From the Stacks: Brave New World
Saturday November 18, 2006 in books read 2006 | science fiction
I’ve finished the first book in my From the Stacks reading challenge, so here’s a few thoughts:
I found that even before I’d read all of Brave New World, I was already comparing it to another depressing vision of the future from literature – HG Wells’ The Time Machine.
The Time Machine deals with the subject of evolution, bleakly looking forward to Man’s future as he has devolved into the two sub-species of Eloi and Morlock. If you haven’t read the novel, you must surely be familiar with the 1960 film version. Beautiful but bland people living above the ground, ugly ape-like creatures living below.
Wells really enjoys spelling out the Time Traveller’s grim discovery that he has not found a paradise of the future, and their is something very sinister going on.

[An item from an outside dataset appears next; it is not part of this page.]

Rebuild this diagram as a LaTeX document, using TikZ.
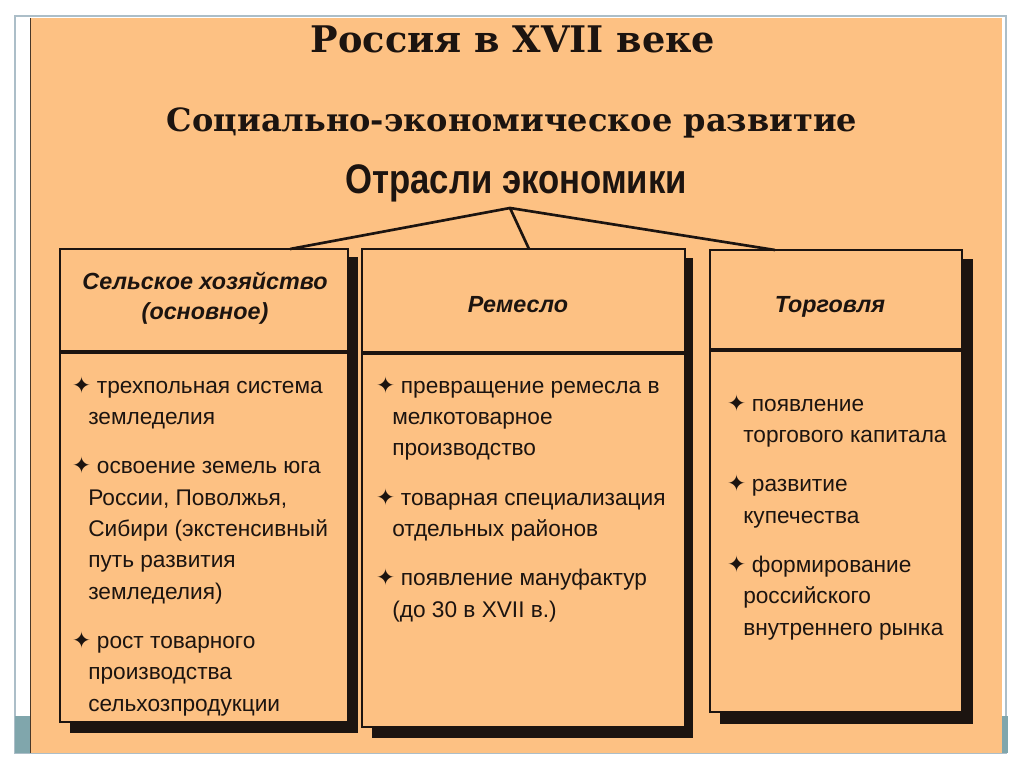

The master and servant relationship is not as it first seems. Yes, the Morlocks are having the Eloi for dinner. This is the twist in the tale:
These Eloi were mere fatted cattle, which the ant-like Morlocks preserved and preyed upon – probably saw to the breeding of.
Rather than exploring Man’s degeneration, Brave New World is more interested in what Man can do to himself, especially when he deliberately tinkers with technology, biology, ideology, sociology (go on, name your ology). It struck me that the change in thinking about the consequences of natural evolution to considering enforced changes in behaviour and thinking was caused by historical events. The Time Machine was written in 1898, Brave New World in 1932. What seperated them was the First World War.

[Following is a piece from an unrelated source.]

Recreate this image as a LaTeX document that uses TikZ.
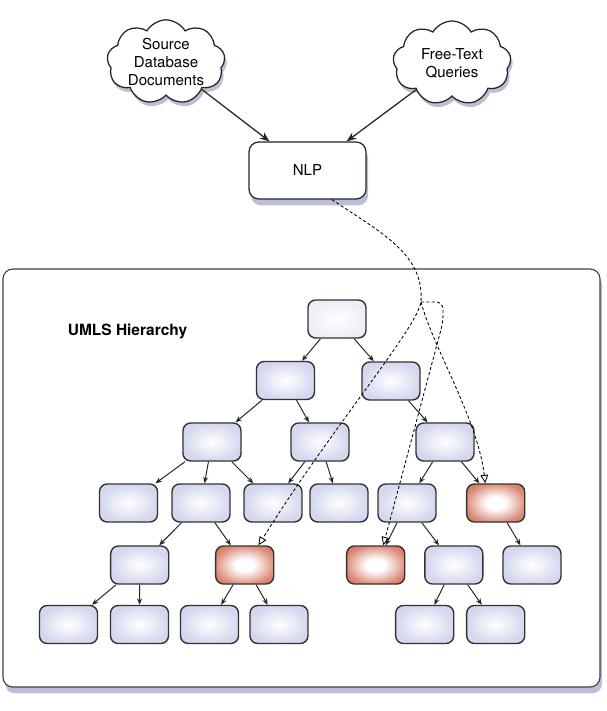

During the course of the 20th Century, perhaps the chilling prospect of Man’s own inhumanity to Man altering the course of history began to overshadow the idea of things just taking their own inevitable Darwinian path.
Another comparison I found with other literature is Huxley’s choice of title, which we all know he has borrowed from The Tempest. Where it’s the innocent Miranda who comments on the Brave New World of Prospero’s island in Shakespeare’s play, it’s the savage character that thinks he sees one in Brave New World. The savage is taken away from his familiar world rather than being abandoned there. John (the savage – the Caliban of the story) is removed from his natural habitat by Bernard Marx.

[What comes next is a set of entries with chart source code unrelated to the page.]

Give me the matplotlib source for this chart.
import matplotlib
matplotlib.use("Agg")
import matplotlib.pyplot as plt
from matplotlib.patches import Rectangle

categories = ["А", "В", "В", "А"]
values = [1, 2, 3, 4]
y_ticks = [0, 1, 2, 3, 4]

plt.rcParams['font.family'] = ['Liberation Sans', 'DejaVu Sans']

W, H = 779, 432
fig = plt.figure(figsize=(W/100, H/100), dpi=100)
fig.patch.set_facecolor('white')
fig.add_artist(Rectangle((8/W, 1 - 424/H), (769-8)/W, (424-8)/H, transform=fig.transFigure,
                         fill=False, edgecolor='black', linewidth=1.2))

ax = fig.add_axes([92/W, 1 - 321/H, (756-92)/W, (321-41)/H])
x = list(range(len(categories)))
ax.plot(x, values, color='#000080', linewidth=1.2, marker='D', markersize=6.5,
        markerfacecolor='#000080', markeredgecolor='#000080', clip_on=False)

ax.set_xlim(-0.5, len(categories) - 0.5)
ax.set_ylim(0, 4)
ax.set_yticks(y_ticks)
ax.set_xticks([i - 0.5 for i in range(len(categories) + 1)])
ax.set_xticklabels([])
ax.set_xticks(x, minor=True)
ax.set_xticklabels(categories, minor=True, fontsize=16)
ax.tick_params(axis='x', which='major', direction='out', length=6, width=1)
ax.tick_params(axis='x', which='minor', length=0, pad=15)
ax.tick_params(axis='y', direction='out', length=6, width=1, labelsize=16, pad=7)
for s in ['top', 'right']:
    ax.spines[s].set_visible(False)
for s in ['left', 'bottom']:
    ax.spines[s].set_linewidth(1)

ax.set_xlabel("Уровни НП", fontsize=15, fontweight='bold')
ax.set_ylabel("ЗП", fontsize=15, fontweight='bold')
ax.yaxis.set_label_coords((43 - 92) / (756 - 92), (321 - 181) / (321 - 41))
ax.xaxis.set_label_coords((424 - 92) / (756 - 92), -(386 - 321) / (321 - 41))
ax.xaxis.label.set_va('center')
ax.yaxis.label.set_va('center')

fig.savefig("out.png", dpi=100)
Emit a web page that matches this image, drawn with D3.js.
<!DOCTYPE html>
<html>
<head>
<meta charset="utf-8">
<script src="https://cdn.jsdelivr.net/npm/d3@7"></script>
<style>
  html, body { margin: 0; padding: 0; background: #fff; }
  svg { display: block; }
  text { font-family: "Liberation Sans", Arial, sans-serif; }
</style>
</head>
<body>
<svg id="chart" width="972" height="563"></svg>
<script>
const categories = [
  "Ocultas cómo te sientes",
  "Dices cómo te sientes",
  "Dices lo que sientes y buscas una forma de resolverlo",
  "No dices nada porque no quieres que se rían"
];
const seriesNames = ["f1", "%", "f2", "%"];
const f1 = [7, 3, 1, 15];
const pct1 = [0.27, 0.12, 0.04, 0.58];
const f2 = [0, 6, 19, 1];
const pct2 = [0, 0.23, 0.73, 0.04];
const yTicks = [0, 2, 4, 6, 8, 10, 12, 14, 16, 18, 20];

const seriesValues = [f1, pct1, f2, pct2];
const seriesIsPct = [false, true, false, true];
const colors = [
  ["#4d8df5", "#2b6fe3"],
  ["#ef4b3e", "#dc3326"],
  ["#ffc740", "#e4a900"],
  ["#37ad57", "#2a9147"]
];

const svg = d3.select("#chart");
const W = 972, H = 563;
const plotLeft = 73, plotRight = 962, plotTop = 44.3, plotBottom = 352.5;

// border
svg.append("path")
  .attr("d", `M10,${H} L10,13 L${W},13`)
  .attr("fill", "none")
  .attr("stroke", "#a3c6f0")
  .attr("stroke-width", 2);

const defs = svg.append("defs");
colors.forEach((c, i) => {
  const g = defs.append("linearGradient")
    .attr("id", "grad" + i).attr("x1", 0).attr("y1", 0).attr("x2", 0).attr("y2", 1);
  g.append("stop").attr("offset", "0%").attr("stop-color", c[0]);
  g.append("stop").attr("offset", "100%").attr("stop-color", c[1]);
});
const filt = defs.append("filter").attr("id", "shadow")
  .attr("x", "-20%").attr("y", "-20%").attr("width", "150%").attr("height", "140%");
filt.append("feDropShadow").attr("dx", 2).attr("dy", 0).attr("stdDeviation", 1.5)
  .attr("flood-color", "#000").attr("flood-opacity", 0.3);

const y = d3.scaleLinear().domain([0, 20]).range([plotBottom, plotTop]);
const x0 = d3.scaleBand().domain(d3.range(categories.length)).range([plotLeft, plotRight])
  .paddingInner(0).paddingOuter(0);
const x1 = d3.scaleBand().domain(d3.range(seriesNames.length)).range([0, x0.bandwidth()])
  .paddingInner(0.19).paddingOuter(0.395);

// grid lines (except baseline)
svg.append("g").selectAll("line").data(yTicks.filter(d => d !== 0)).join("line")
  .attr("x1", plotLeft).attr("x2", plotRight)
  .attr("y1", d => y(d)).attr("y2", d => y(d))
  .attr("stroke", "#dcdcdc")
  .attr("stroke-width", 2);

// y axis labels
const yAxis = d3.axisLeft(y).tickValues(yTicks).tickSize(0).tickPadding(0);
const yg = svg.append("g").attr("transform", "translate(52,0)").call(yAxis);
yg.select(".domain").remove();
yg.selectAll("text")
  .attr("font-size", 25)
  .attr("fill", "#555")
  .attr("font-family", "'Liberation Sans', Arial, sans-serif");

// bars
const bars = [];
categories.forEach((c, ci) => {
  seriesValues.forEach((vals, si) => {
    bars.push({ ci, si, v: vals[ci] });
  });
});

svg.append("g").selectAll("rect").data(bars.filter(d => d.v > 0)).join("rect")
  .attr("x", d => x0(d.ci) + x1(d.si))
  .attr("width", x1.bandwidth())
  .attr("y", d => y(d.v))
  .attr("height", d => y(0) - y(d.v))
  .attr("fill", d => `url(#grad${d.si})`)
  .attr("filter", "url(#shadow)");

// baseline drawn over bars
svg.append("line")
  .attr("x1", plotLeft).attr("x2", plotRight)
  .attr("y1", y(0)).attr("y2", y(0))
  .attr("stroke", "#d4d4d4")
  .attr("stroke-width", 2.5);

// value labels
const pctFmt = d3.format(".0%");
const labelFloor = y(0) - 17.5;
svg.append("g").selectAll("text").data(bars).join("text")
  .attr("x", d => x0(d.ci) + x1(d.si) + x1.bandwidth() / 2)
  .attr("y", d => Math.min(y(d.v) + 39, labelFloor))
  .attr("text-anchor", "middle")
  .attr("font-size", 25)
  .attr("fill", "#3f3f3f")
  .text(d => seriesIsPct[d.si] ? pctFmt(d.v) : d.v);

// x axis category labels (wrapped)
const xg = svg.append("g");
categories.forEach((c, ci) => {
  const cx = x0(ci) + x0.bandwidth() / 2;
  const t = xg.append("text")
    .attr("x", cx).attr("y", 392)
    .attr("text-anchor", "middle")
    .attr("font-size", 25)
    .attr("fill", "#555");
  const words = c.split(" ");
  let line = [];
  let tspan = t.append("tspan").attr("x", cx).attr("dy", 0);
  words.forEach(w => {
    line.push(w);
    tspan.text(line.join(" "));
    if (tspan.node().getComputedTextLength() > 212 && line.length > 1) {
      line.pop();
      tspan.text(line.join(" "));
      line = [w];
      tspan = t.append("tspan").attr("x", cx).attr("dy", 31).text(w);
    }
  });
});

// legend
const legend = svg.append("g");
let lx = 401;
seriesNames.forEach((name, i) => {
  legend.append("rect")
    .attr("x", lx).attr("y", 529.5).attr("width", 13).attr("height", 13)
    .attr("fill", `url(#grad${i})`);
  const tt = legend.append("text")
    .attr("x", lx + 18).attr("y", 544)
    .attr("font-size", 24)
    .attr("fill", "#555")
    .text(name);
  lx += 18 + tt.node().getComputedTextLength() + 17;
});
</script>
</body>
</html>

‘O brave new world…’ By some malice of his memory the Savage found himself repeating Miranda’s words. ‘O brave new world that has such people in it.’
In The Time Machine, the books that The Time Traveller find in the future all crumble to dust in his hands. They’ve been left unread and neglected for centuries. Thinking has died out. In Brave New World, the Shakespeare-reciting John discovers that art and poetry have been virtually irradicated. In the eyes of Mustapha Mond, they’re worthless because they are old.
I can’t decide whether Brave New World is a more disturbing vision of the future than The Time Machine. I certainly found its themes more complex, although it had less of a profound effect on my imagination. Ultimately, the grim choice is yours. It’s either join the Eloi and placidly walk to the Morlocks’ dinner table when the bells chime, or join in with the enforced promiscuity and the feelies. Whichever future you choose, it’s guaranteed there’ll be no decent books there.
‘But I don’t want comfort. I want God, I want poetry, I want real danger, I want freedom, I want goodness. I want sin.’
‘In fact’, said Mustapha Mond, ‘you’re claiming the right to be unhappy’.
‘All right then’, said the savage defiantly, ‘I’m claiming the right to be unhappy’.
Next up: Do Androids Dream of Electric Sheep? by Philip K.Dick.